Having looked at Trade Marks, we now turn our attention to some of the potential implications of Brexit for the buyers and sellers of businesses.
Due diligence is the process that a potential buyer conducts to assess the merits of an acquisition. As part of this exercise a potential buyer may want to carry out specific due diligence concerning the exposure of the target to Brexit risks both short and longer term.
There may be certain targets with more exposure such as those reliant on personnel or supplies of goods from the EU. Where risks are identified, the parties may need to mitigate such risks through the drafting of the terms in the share purchase agreement.
Potential for termination of material contracts
The buyer should review the terms of the contracts entered into by the target, to ensure that Brexit will not:
- Trigger a ‘material adverse change’ clause, allowing one or both parties to terminate a contract.
- Trigger a ‘force majeure’ clause, excusing a party from its contractual obligations on the occurrence of a disruptive event that is outside of a party’s control.
- Constitute a frustrating event, which is generally an event which could not have been foreseen by the parties at the time of entering the contract.
If the buyer is aware of a material contract that could be terminated as a result of Brexit it may be worth discussing the issue with the seller and potentially speaking to the relevant third party to obtain some confirmation that they will not exercise their right to terminate the contract.
If the target relies substantially on employees who are EU nationals, the buyer will need to examine the implications of changes to immigration on the workforce of such target. The buyer could consider drafting a pre-completion condition in the share purchase agreement that the seller must ensure that all its staff have the required immigration status to continue to work following Brexit.

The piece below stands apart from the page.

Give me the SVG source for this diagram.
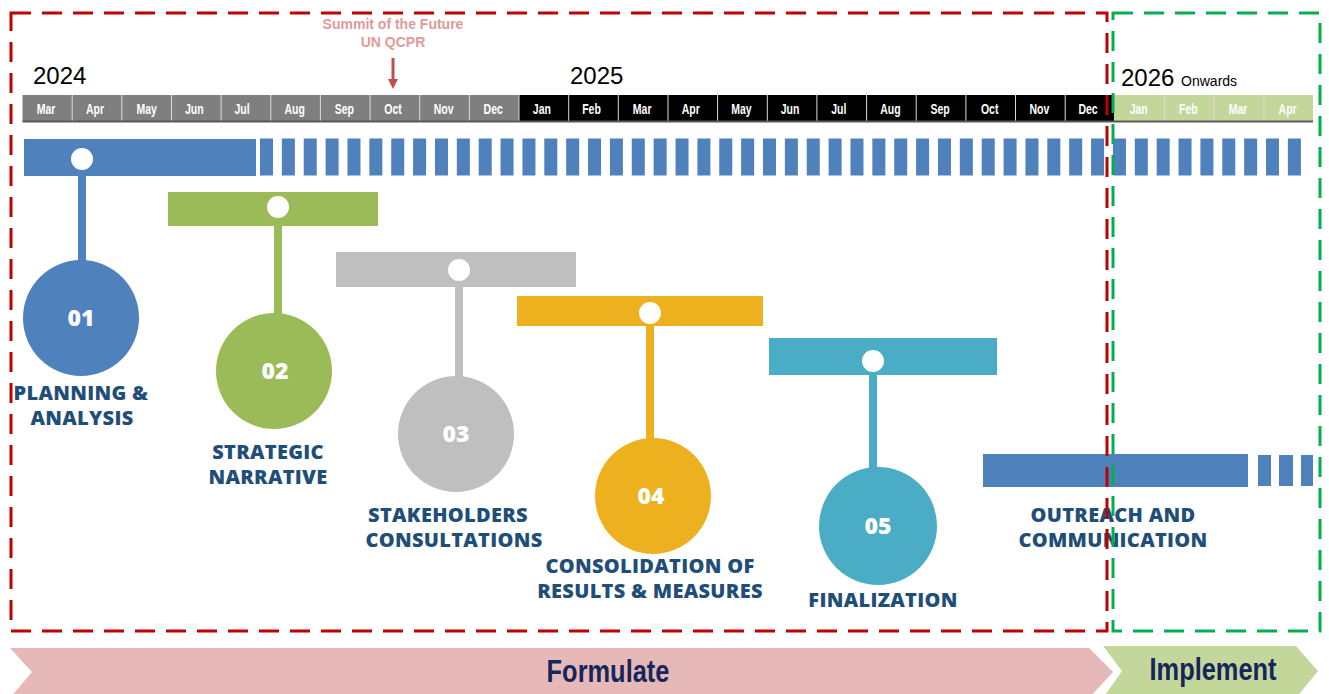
<svg xmlns="http://www.w3.org/2000/svg" width="1329" height="694" viewBox="0 0 1329 694">
<defs>
<style>
.mon{font-family:"Liberation Sans Narrow","Liberation Sans",sans-serif;font-size:15px;font-weight:700;fill:#fff;text-anchor:middle;}
.yr{font-family:"Liberation Sans",sans-serif;font-size:24px;fill:#000;}
.num{font-family:"Open Sans","Liberation Sans",sans-serif;font-weight:800;font-size:23px;fill:#fff;text-anchor:middle;}
.lbl{font-family:"Open Sans","Liberation Sans",sans-serif;font-weight:800;font-size:20px;letter-spacing:0.3px;fill:#1f4e79;text-anchor:middle;}
.dot{fill:#fff;}
.big{font-family:"Liberation Sans Narrow","Liberation Sans",sans-serif;font-weight:700;font-size:31px;fill:#17265a;text-anchor:middle;}
.sm{font-family:"Liberation Sans",sans-serif;font-weight:700;font-size:14px;fill:#e19a9a;text-anchor:middle;}
</style>
<marker id="arr" markerWidth="10" markerHeight="10" refX="5" refY="5" orient="auto" markerUnits="userSpaceOnUse"><path d="M0,0 L10,5 L0,10 z" fill="#c0504d"/></marker>
</defs>
<rect width="1329" height="694" fill="#fff"/>

<g id="phases">
<polygon points="10,648 1089,648 1113,672 1089,698 10,698 32,672" fill="#e6b8b7"/>
<text class="big" transform="translate(608,682) scale(0.82,1)">Formulate</text>
<polygon points="1103,646 1296,646 1318,671 1296,698 1103,698 1122,671" fill="#c4d79b"/>
<text class="big" transform="translate(1213,680) scale(0.82,1)">Implement</text>
</g>

<g id="timeline">
<rect x="22.5" y="95" width="496.5" height="26" fill="#7f7f7f"/>
<rect x="519" y="95" width="595" height="26" fill="#000"/>
<rect x="1114" y="95" width="199" height="26" fill="#c4d79b"/>
<g stroke="#d9d9d9" stroke-width="1">
<line x1="72.2" y1="95" x2="72.2" y2="121"/><line x1="121.8" y1="95" x2="121.8" y2="121"/><line x1="171.5" y1="95" x2="171.5" y2="121"/><line x1="221.1" y1="95" x2="221.1" y2="121"/><line x1="270.8" y1="95" x2="270.8" y2="121"/><line x1="320.4" y1="95" x2="320.4" y2="121"/><line x1="370.1" y1="95" x2="370.1" y2="121"/><line x1="419.7" y1="95" x2="419.7" y2="121"/><line x1="469.4" y1="95" x2="469.4" y2="121"/><line x1="519" y1="95" x2="519" y2="121"/><line x1="568.7" y1="95" x2="568.7" y2="121"/><line x1="618.3" y1="95" x2="618.3" y2="121"/><line x1="668" y1="95" x2="668" y2="121"/><line x1="717.6" y1="95" x2="717.6" y2="121"/><line x1="767.3" y1="95" x2="767.3" y2="121"/><line x1="816.9" y1="95" x2="816.9" y2="121"/><line x1="866.6" y1="95" x2="866.6" y2="121"/><line x1="916.2" y1="95" x2="916.2" y2="121"/><line x1="965.9" y1="95" x2="965.9" y2="121"/><line x1="1015.5" y1="95" x2="1015.5" y2="121"/><line x1="1065.2" y1="95" x2="1065.2" y2="121"/><line x1="1164.5" y1="95" x2="1164.5" y2="121"/><line x1="1214.1" y1="95" x2="1214.1" y2="121"/><line x1="1263.8" y1="95" x2="1263.8" y2="121"/>
</g>
<line x1="22.5" y1="121.5" x2="1313" y2="121.5" stroke="#595959" stroke-width="2"/>
<text class="mon" transform="translate(46,114) scale(0.7,1)">Mar</text><text class="mon" transform="translate(95,114) scale(0.7,1)">Apr</text><text class="mon" transform="translate(146.7,114) scale(0.7,1)">May</text><text class="mon" transform="translate(194.3,114) scale(0.7,1)">Jun</text><text class="mon" transform="translate(242,114) scale(0.7,1)">Jul</text><text class="mon" transform="translate(294.6,114) scale(0.7,1)">Aug</text><text class="mon" transform="translate(344.3,114) scale(0.7,1)">Sep</text><text class="mon" transform="translate(393,114) scale(0.7,1)">Oct</text><text class="mon" transform="translate(443.6,114) scale(0.7,1)">Nov</text><text class="mon" transform="translate(493.2,114) scale(0.7,1)">Dec</text>
<text class="mon" transform="translate(541.9,114) scale(0.7,1)">Jan</text><text class="mon" transform="translate(591.5,114) scale(0.7,1)">Feb</text><text class="mon" transform="translate(642.2,114) scale(0.7,1)">Mar</text><text class="mon" transform="translate(690.8,114) scale(0.7,1)">Apr</text><text class="mon" transform="translate(741.5,114) scale(0.7,1)">May</text><text class="mon" transform="translate(790.1,114) scale(0.7,1)">Jun</text><text class="mon" transform="translate(838.8,114) scale(0.7,1)">Jul</text><text class="mon" transform="translate(890.4,114) scale(0.7,1)">Aug</text><text class="mon" transform="translate(940.1,114) scale(0.7,1)">Sep</text><text class="mon" transform="translate(989.7,114) scale(0.7,1)">Oct</text><text class="mon" transform="translate(1039.4,114) scale(0.7,1)">Nov</text><text class="mon" transform="translate(1088,114) scale(0.7,1)">Dec</text>
<text class="mon" transform="translate(1138.7,114) scale(0.7,1)">Jan</text><text class="mon" transform="translate(1188.3,114) scale(0.7,1)">Feb</text><text class="mon" transform="translate(1238,114) scale(0.7,1)">Mar</text><text class="mon" transform="translate(1287.6,114) scale(0.7,1)">Apr</text>
<text class="yr" x="33" y="84">2024</text>
<text class="yr" x="570" y="84">2025</text>
<text class="yr" x="1121" y="86">2026 <tspan font-size="14">Onwards</tspan></text>
</g>

<g id="summit">
<text class="sm" x="393" y="29">Summit of the Future</text>
<text class="sm" x="393" y="47">UN QCPR</text>
</g>

<g id="connectors">
<line x1="393" y1="58" x2="393" y2="84" stroke="#c0504d" stroke-width="3" marker-end="url(#arr)"/>
<rect x="78" y="159" width="8" height="120" fill="#4f81bd"/>
<rect x="274" y="207" width="8" height="120" fill="#9bbb59"/>
<rect x="455" y="270" width="8" height="120" fill="#bfbfbf"/>
<rect x="646" y="313" width="8" height="140" fill="#edb120"/>
<rect x="869" y="361" width="8" height="130" fill="#4bacc6"/>
</g>

<g id="node-01">
<rect x="24" y="139" width="232" height="37" fill="#4f81bd"/>
<line x1="260" y1="157" x2="1302" y2="157" stroke="#4f81bd" stroke-width="37" stroke-dasharray="13 8.87"/>
<circle class="dot" cx="82" cy="159" r="11"/>
<circle cx="81" cy="318" r="58" fill="#4f81bd"/>
<text class="num" x="81" y="326">01</text>
<text class="lbl" x="81" y="400">PLANNING &amp;</text>
<text class="lbl" x="82" y="425">ANALYSIS</text>
</g>

<g id="node-02">
<rect x="168" y="192" width="210" height="34" fill="#9bbb59"/>
<circle class="dot" cx="278" cy="207" r="11"/>
<circle cx="274" cy="371" r="58" fill="#9bbb59"/>
<text class="num" x="275" y="379">02</text>
<text class="lbl" x="268" y="459">STRATEGIC</text>
<text class="lbl" x="268" y="484">NARRATIVE</text>
</g>

<g id="node-03">
<rect x="336" y="252" width="240" height="35" fill="#bfbfbf"/>
<circle class="dot" cx="459" cy="270" r="11"/>
<circle cx="456" cy="434" r="58" fill="#bfbfbf"/>
<text class="num" x="456" y="442">03</text>
<text class="lbl" x="448" y="522">STAKEHOLDERS</text>
<text class="lbl" x="454" y="547">CONSULTATIONS</text>
</g>

<g id="node-04">
<rect x="517" y="296" width="246" height="30" fill="#edb120"/>
<circle class="dot" cx="650" cy="313" r="11"/>
<circle cx="653" cy="496" r="58" fill="#edb120"/>
<text class="num" x="651" y="504">04</text>
<text class="lbl" x="650" y="573">CONSOLIDATION OF</text>
<text class="lbl" x="650" y="598">RESULTS &amp; MEASURES</text>
</g>

<g id="node-05">
<rect x="769" y="338" width="228" height="37" fill="#4bacc6"/>
<circle class="dot" cx="873" cy="361" r="11"/>
<circle cx="878" cy="526" r="59" fill="#4bacc6"/>
<text class="num" x="878" y="534">05</text>
<text class="lbl" x="883" y="607">FINALIZATION</text>
</g>

<g id="node-outreach">
<rect x="983" y="454" width="265" height="33" fill="#4f81bd"/>
<rect x="1258" y="455" width="13" height="31" fill="#4f81bd"/>
<rect x="1279" y="455" width="14" height="31" fill="#4f81bd"/>
<rect x="1301" y="455" width="12" height="31" fill="#4f81bd"/>
<text class="lbl" x="1113" y="522">OUTREACH AND</text>
<text class="lbl" x="1113" y="547">COMMUNICATION</text>
</g>

<g id="frames" fill="none" stroke-width="3" stroke-dasharray="20 11">
<rect x="11" y="13" width="1096" height="618" stroke="#c00000"/>
<rect x="1113" y="13" width="207" height="618" stroke="#00b050"/>
</g>
</svg>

Both parties should consider the potential impact of Brexit when drafting the warranties and completing the disclosure process to ensure that the drafting is flexible enough to encompass the effects of Brexit. For example, where a warranty refers to data protection compliance, the definition of data protection laws within the share purchase agreement should encompass any Brexit-related changes to data protection laws.
This isn’t a definitive list. There’s no one size fits all and nobody can say with any confidence that they know what the implications of Brexit will be, so the key message for anyone buying or selling a business is that there is going to be an element of risk for some time. Few, if any, businesses, will be immune from the impact of Brexit.